_The task:_
Give all the lines below again, exactly, with no pictures.

===== Data supplied

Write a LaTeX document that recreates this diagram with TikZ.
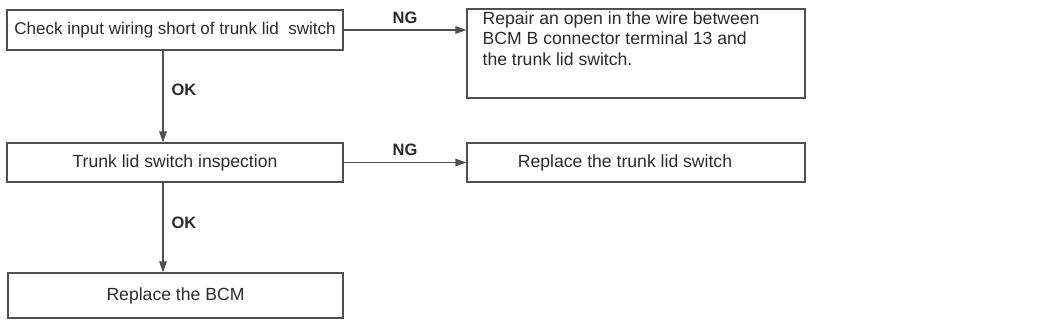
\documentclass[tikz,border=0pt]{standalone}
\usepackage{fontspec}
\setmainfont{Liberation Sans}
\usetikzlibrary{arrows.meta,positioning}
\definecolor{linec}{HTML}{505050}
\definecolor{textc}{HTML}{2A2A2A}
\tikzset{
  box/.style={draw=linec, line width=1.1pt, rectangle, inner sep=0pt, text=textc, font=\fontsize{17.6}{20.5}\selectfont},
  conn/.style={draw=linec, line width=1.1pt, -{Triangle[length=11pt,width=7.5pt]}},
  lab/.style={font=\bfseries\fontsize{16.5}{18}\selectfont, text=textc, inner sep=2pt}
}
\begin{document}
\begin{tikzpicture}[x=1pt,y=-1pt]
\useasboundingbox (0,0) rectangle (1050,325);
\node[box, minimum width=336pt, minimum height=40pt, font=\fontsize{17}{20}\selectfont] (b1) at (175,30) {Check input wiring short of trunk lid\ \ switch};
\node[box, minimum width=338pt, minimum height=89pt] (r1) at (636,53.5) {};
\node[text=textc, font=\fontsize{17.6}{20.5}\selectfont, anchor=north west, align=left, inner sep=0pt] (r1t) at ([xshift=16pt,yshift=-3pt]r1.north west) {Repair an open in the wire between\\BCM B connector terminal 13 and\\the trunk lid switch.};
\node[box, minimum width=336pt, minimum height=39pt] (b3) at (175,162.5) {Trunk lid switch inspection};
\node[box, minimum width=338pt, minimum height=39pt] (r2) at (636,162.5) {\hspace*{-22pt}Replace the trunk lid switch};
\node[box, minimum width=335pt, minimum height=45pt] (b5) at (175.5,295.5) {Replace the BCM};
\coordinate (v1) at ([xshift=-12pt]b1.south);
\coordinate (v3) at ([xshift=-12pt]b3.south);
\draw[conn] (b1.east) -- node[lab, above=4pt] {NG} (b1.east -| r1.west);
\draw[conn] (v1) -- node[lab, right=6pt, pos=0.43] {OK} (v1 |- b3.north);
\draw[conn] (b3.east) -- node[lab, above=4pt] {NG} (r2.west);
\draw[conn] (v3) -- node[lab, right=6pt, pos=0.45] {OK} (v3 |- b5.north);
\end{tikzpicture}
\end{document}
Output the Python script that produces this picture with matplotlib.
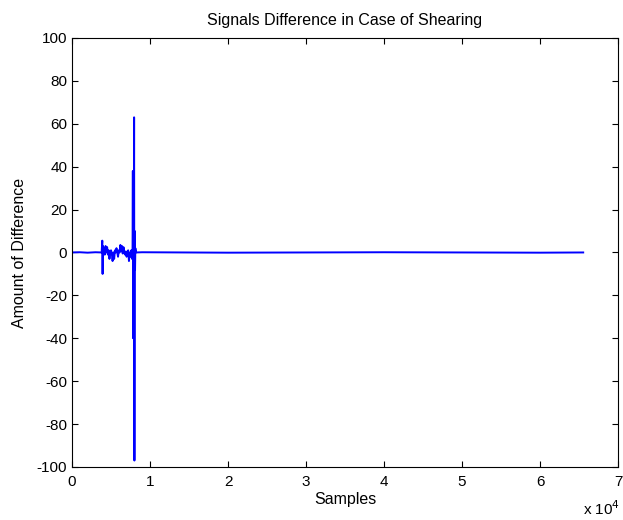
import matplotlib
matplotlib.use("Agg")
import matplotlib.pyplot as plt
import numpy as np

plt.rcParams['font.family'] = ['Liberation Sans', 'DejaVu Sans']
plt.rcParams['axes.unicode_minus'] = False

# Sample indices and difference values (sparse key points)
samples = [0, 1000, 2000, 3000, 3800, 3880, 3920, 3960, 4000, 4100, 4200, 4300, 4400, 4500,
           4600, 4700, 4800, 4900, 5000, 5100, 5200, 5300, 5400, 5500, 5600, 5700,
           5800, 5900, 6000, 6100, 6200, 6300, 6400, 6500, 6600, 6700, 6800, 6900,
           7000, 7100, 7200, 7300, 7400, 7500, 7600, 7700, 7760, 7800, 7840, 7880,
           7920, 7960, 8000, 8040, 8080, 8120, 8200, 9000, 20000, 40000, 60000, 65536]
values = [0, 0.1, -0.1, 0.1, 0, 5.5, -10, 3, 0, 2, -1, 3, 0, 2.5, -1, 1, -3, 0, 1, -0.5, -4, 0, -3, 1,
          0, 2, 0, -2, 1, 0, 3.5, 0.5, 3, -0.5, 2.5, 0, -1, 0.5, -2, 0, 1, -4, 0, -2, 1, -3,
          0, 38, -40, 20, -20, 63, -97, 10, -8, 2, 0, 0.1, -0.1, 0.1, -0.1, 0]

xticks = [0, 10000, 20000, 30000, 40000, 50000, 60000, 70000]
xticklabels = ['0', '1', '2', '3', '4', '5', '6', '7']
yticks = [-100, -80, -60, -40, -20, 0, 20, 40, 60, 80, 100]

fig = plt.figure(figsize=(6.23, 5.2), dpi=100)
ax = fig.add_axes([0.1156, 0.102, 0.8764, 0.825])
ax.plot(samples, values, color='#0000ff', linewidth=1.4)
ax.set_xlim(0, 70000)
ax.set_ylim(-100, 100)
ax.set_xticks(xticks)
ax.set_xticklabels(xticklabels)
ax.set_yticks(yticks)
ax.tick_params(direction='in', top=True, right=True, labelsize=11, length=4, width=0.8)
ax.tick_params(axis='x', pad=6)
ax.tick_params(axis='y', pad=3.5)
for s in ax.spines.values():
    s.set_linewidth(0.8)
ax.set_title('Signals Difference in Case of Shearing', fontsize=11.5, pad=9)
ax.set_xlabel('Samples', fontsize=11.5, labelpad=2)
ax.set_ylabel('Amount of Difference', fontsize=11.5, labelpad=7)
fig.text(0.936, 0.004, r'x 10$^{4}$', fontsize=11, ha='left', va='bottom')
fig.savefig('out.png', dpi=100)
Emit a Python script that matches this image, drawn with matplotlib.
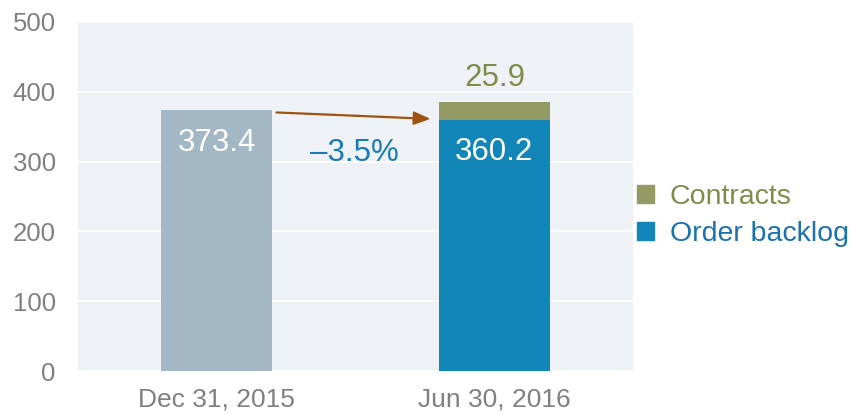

==========

_Response:_
Write a LaTeX document that recreates this diagram with TikZ.
\documentclass[tikz,border=0pt]{standalone}
\usepackage{fontspec}
\setmainfont{Liberation Sans}
\usetikzlibrary{arrows.meta,positioning}
\definecolor{linec}{HTML}{505050}
\definecolor{textc}{HTML}{2A2A2A}
\tikzset{
  box/.style={draw=linec, line width=1.1pt, rectangle, inner sep=0pt, text=textc, font=\fontsize{17.6}{20.5}\selectfont},
  conn/.style={draw=linec, line width=1.1pt, -{Triangle[length=11pt,width=7.5pt]}},
  lab/.style={font=\bfseries\fontsize{16.5}{18}\selectfont, text=textc, inner sep=2pt}
}
\begin{document}
\begin{tikzpicture}[x=1pt,y=-1pt]
\useasboundingbox (0,0) rectangle (1050,325);
\node[box, minimum width=336pt, minimum height=40pt, font=\fontsize{17}{20}\selectfont] (b1) at (175,30) {Check input wiring short of trunk lid\ \ switch};
\node[box, minimum width=338pt, minimum height=89pt] (r1) at (636,53.5) {};
\node[text=textc, font=\fontsize{17.6}{20.5}\selectfont, anchor=north west, align=left, inner sep=0pt] (r1t) at ([xshift=16pt,yshift=-3pt]r1.north west) {Repair an open in the wire between\\BCM B connector terminal 13 and\\the trunk lid switch.};
\node[box, minimum width=336pt, minimum height=39pt] (b3) at (175,162.5) {Trunk lid switch inspection};
\node[box, minimum width=338pt, minimum height=39pt] (r2) at (636,162.5) {\hspace*{-22pt}Replace the trunk lid switch};
\node[box, minimum width=335pt, minimum height=45pt] (b5) at (175.5,295.5) {Replace the BCM};
\coordinate (v1) at ([xshift=-12pt]b1.south);
\coordinate (v3) at ([xshift=-12pt]b3.south);
\draw[conn] (b1.east) -- node[lab, above=4pt] {NG} (b1.east -| r1.west);
\draw[conn] (v1) -- node[lab, right=6pt, pos=0.43] {OK} (v1 |- b3.north);
\draw[conn] (b3.east) -- node[lab, above=4pt] {NG} (r2.west);
\draw[conn] (v3) -- node[lab, right=6pt, pos=0.45] {OK} (v3 |- b5.north);
\end{tikzpicture}
\end{document}
Output the Python script that produces this picture with matplotlib.
import matplotlib
matplotlib.use("Agg")
import matplotlib.pyplot as plt
import numpy as np

plt.rcParams['font.family'] = ['Liberation Sans', 'DejaVu Sans']
plt.rcParams['axes.unicode_minus'] = False

# Sample indices and difference values (sparse key points)
samples = [0, 1000, 2000, 3000, 3800, 3880, 3920, 3960, 4000, 4100, 4200, 4300, 4400, 4500,
           4600, 4700, 4800, 4900, 5000, 5100, 5200, 5300, 5400, 5500, 5600, 5700,
           5800, 5900, 6000, 6100, 6200, 6300, 6400, 6500, 6600, 6700, 6800, 6900,
           7000, 7100, 7200, 7300, 7400, 7500, 7600, 7700, 7760, 7800, 7840, 7880,
           7920, 7960, 8000, 8040, 8080, 8120, 8200, 9000, 20000, 40000, 60000, 65536]
values = [0, 0.1, -0.1, 0.1, 0, 5.5, -10, 3, 0, 2, -1, 3, 0, 2.5, -1, 1, -3, 0, 1, -0.5, -4, 0, -3, 1,
          0, 2, 0, -2, 1, 0, 3.5, 0.5, 3, -0.5, 2.5, 0, -1, 0.5, -2, 0, 1, -4, 0, -2, 1, -3,
          0, 38, -40, 20, -20, 63, -97, 10, -8, 2, 0, 0.1, -0.1, 0.1, -0.1, 0]

xticks = [0, 10000, 20000, 30000, 40000, 50000, 60000, 70000]
xticklabels = ['0', '1', '2', '3', '4', '5', '6', '7']
yticks = [-100, -80, -60, -40, -20, 0, 20, 40, 60, 80, 100]

fig = plt.figure(figsize=(6.23, 5.2), dpi=100)
ax = fig.add_axes([0.1156, 0.102, 0.8764, 0.825])
ax.plot(samples, values, color='#0000ff', linewidth=1.4)
ax.set_xlim(0, 70000)
ax.set_ylim(-100, 100)
ax.set_xticks(xticks)
ax.set_xticklabels(xticklabels)
ax.set_yticks(yticks)
ax.tick_params(direction='in', top=True, right=True, labelsize=11, length=4, width=0.8)
ax.tick_params(axis='x', pad=6)
ax.tick_params(axis='y', pad=3.5)
for s in ax.spines.values():
    s.set_linewidth(0.8)
ax.set_title('Signals Difference in Case of Shearing', fontsize=11.5, pad=9)
ax.set_xlabel('Samples', fontsize=11.5, labelpad=2)
ax.set_ylabel('Amount of Difference', fontsize=11.5, labelpad=7)
fig.text(0.936, 0.004, r'x 10$^{4}$', fontsize=11, ha='left', va='bottom')
fig.savefig('out.png', dpi=100)
Emit a Python script that matches this image, drawn with matplotlib.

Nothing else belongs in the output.